MATERIAL:
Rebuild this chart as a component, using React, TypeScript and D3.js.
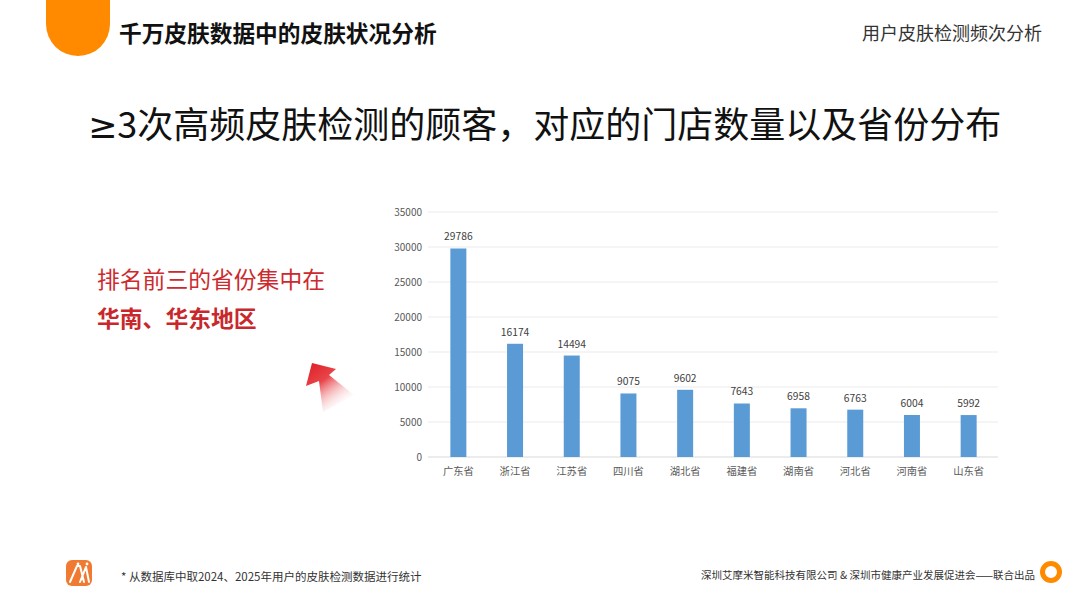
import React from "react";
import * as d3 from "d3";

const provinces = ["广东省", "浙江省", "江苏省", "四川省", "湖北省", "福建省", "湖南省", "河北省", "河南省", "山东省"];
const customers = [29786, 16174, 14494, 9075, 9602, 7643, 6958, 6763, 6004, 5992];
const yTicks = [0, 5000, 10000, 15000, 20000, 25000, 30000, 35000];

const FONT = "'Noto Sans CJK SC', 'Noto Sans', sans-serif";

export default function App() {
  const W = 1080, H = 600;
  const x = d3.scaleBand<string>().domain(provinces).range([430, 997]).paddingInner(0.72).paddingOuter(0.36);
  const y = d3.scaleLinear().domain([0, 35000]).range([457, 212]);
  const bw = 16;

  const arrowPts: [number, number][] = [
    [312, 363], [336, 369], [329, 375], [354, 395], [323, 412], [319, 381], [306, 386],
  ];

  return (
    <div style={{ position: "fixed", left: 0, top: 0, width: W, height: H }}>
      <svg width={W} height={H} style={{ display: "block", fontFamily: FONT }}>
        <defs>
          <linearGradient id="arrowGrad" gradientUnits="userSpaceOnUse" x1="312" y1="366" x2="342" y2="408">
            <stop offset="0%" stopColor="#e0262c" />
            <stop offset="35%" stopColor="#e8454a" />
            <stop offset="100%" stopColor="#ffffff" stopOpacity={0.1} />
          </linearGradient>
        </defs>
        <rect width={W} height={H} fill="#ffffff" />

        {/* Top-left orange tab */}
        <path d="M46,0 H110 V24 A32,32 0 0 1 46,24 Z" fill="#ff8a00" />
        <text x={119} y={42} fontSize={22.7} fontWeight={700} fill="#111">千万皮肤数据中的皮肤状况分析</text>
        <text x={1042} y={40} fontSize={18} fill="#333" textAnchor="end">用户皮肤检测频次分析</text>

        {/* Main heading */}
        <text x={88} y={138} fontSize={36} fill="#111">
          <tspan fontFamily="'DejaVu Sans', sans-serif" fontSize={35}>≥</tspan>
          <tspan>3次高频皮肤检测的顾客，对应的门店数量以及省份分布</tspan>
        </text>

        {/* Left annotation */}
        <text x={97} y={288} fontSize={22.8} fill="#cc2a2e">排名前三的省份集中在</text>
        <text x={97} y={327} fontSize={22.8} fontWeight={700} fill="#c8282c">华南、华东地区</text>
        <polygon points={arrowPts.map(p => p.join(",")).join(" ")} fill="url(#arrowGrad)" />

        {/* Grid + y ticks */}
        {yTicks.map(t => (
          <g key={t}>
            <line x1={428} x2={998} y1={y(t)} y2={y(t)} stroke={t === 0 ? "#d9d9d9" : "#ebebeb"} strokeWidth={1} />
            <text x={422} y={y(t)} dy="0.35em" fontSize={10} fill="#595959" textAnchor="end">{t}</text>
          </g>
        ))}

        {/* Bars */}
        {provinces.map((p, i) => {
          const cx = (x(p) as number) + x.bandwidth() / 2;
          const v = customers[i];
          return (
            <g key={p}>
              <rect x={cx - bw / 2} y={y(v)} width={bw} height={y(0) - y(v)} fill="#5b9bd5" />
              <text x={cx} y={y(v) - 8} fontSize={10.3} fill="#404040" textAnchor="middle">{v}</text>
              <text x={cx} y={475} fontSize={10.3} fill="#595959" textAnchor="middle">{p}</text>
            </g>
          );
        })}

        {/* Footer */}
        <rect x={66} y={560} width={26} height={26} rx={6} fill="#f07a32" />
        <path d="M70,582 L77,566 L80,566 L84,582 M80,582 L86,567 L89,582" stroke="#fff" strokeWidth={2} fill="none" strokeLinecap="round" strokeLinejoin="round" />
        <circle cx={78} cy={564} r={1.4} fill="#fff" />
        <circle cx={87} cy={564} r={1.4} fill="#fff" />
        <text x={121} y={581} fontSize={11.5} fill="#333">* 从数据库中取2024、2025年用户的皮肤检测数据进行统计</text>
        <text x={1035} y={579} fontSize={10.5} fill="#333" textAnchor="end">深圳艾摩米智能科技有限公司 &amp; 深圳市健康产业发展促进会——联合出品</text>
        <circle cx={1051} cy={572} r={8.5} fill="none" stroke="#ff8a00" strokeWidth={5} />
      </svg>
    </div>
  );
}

THE PROBLEM:
Scan the material line by line and report each one that contains "React".

FULL ANSWER:
Rebuild this chart as a component, using React, TypeScript and D3.js.
import React from "react";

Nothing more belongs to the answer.